◆ Material:
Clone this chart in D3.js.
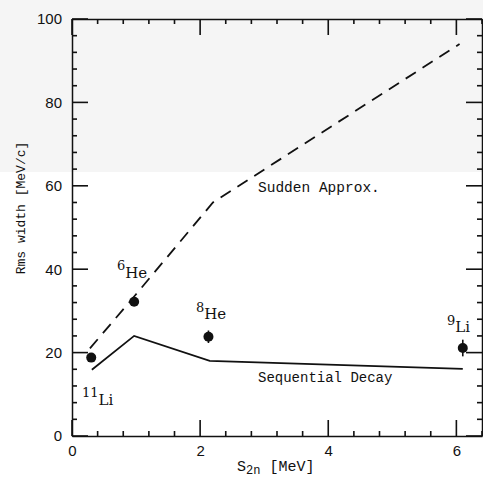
<!DOCTYPE html>
<html>
<head>
<script src="https://d3js.org/d3.v7.min.js"></script>
<style>
  body { margin: 0; background: #fff; }
  .tick text { font: 15px "Liberation Sans", sans-serif; fill: #111; }
  .axis path { stroke: #111; stroke-width: 1.5; }
  .tt { font-family: "Liberation Mono", monospace; fill: #111; }
  .nuc { font-family: "DejaVu Serif", serif; fill: #111; }
</style>
</head>
<body>
<svg id="chart"></svg>
<script>
// curves (S2n in MeV, rms width in MeV/c)
var suddenX = [0.28, 1.0, 2.2, 6.05];
var suddenY = [21, 34, 56, 94];
var seqX = [0.31, 0.97, 2.15, 6.1];
var seqY = [15.9, 24, 18, 16.1];

// measured points
var massNum = ["11", "6", "8", "9"];
var element = ["Li", "He", "He", "Li"];
var pointX = [0.3, 0.97, 2.13, 6.1];
var pointY = [18.8, 32.2, 23.8, 21.1];
var pointErr = [0, 0, 1.5, 2];

var xMajor = [0, 2, 4, 6];
var yMajor = [0, 20, 40, 60, 80, 100];

var W = 483, H = 479;
var x = d3.scaleLinear().domain([0, 6.4]).range([72, 482]);
var y = d3.scaleLinear().domain([0, 100]).range([436, 19]);

var svg = d3.select("#chart").attr("width", W).attr("height", H);

// faint grey band across the top of the scan
svg.append("rect").attr("x", 0).attr("y", 0).attr("width", W).attr("height", 172)
   .attr("fill", "#f5f5f5");

var xMinor = d3.range(0, 6.41, 0.4).filter(function(v) { return Math.abs(v / 2 - Math.round(v / 2)) > 0.01; });
var yMinor = d3.range(0, 100.1, 4).filter(function(v) { return v % 20 !== 0; });

// frame + labels from the axes
svg.append("g").attr("class", "axis").attr("transform", "translate(0," + y(0) + ")")
   .call(d3.axisBottom(x).tickValues(xMajor).tickSize(0).tickPadding(9).tickFormat(d3.format("d")));
svg.append("g").attr("class", "axis").attr("transform", "translate(" + x(0) + ",0)")
   .call(d3.axisLeft(y).tickValues(yMajor).tickSize(0).tickPadding(10).tickFormat(d3.format("d")));
svg.append("g").attr("class", "axis").attr("transform", "translate(0," + y(100) + ")")
   .call(d3.axisTop(x).tickValues([]).tickSize(0));
svg.append("g").attr("class", "axis").attr("transform", "translate(" + x(6.4) + ",0)")
   .call(d3.axisRight(y).tickValues([]).tickSize(0));

// inward tick marks on all four sides, drawn as thin bars
var tw = 1.6;
var tickG = svg.append("g").attr("fill", "#111");
function xTicks(vals, len) {
    tickG.selectAll(null).data(vals).enter().append("rect")
        .attr("x", function(d) { return x(d) - tw / 2; }).attr("y", y(0) - len)
        .attr("width", tw).attr("height", len);
    tickG.selectAll(null).data(vals).enter().append("rect")
        .attr("x", function(d) { return x(d) - tw / 2; }).attr("y", y(100))
        .attr("width", tw).attr("height", len);
}
function yTicks(vals, len) {
    tickG.selectAll(null).data(vals).enter().append("rect")
        .attr("x", x(0)).attr("y", function(d) { return y(d) - tw / 2; })
        .attr("width", len).attr("height", tw);
    tickG.selectAll(null).data(vals).enter().append("rect")
        .attr("x", x(6.4) - len).attr("y", function(d) { return y(d) - tw / 2; })
        .attr("width", len).attr("height", tw);
}
xTicks(xMinor, 5); xTicks(xMajor, 16);
yTicks(yMinor, 5); yTicks(yMajor, 16);

// curves
var line = d3.line().x(function(d) { return x(d[0]); }).y(function(d) { return y(d[1]); });
svg.append("path").datum(d3.zip(suddenX, suddenY)).attr("d", line)
   .attr("fill", "none").attr("stroke", "#111").attr("stroke-width", 1.8).attr("stroke-dasharray", "12,8");
svg.append("path").datum(d3.zip(seqX, seqY)).attr("d", line)
   .attr("fill", "none").attr("stroke", "#111").attr("stroke-width", 1.8);

// points with error bars
var pts = d3.range(pointX.length);
svg.selectAll(".err").data(pts.filter(function(i) { return pointErr[i] > 0; })).enter().append("rect")
   .attr("x", function(i) { return x(pointX[i]) - 0.8; }).attr("width", 1.6)
   .attr("y", function(i) { return y(pointY[i] + pointErr[i]); })
   .attr("height", function(i) { return y(pointY[i] - pointErr[i]) - y(pointY[i] + pointErr[i]); })
   .attr("fill", "#111");
svg.selectAll(".dot").data(pts).enter().append("circle")
   .attr("cx", function(i) { return x(pointX[i]); })
   .attr("cy", function(i) { return y(pointY[i]); })
   .attr("r", 5).attr("fill", "#111");

// nucleus labels: [index, x, baseline of mass number, drop of element symbol]
var labelPos = [[0, 82, 397, 8], [1, 117, 270, 8], [2, 196, 312, 7], [3, 447, 325, 7]];
labelPos.forEach(function(p) {
    var t = svg.append("text").attr("class", "nuc").attr("x", p[1]).attr("y", p[2]);
    t.append("tspan").style("font-size", "13px").text(massNum[p[0]]);
    t.append("tspan").attr("dy", p[3]).style("font-size", "15px").text(element[p[0]]);
});

// curve labels
svg.append("text").attr("class", "tt").attr("x", 258).attr("y", 192).style("font-size", "14.5px")
   .text("Sudden Approx.");
svg.append("text").attr("class", "tt").attr("x", 258).attr("y", 382).style("font-size", "14px")
   .text("Sequential Decay");

// axis titles
var xt = svg.append("text").attr("class", "tt").attr("x", 237).attr("y", 471).style("font-size", "15px");
xt.append("tspan").text("S");
xt.append("tspan").attr("dy", 3).style("font-size", "12px").text("2n");
xt.append("tspan").attr("dy", -3).text(" [MeV]");

svg.append("text").attr("class", "tt").attr("transform", "translate(25,208) rotate(-90)")
   .attr("text-anchor", "middle").style("font-size", "13px").text("Rms width [MeV/c]");
</script>
</body>
</html>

◆ What needs to be done: Leave out any pictures and return exactly the lines from the beginning of the data through the line with "var seqY = [15.9, 24, 18, 16.1];", inclusive.

◆ Correct output:
Clone this chart in D3.js.
<!DOCTYPE html>
<html>
<head>
<script src="https://d3js.org/d3.v7.min.js"></script>
<style>
  body { margin: 0; background: #fff; }
  .tick text { font: 15px "Liberation Sans", sans-serif; fill: #111; }
  .axis path { stroke: #111; stroke-width: 1.5; }
  .tt { font-family: "Liberation Mono", monospace; fill: #111; }
  .nuc { font-family: "DejaVu Serif", serif; fill: #111; }
</style>
</head>
<body>
<svg id="chart"></svg>
<script>
// curves (S2n in MeV, rms width in MeV/c)
var suddenX = [0.28, 1.0, 2.2, 6.05];
var suddenY = [21, 34, 56, 94];
var seqX = [0.31, 0.97, 2.15, 6.1];
var seqY = [15.9, 24, 18, 16.1];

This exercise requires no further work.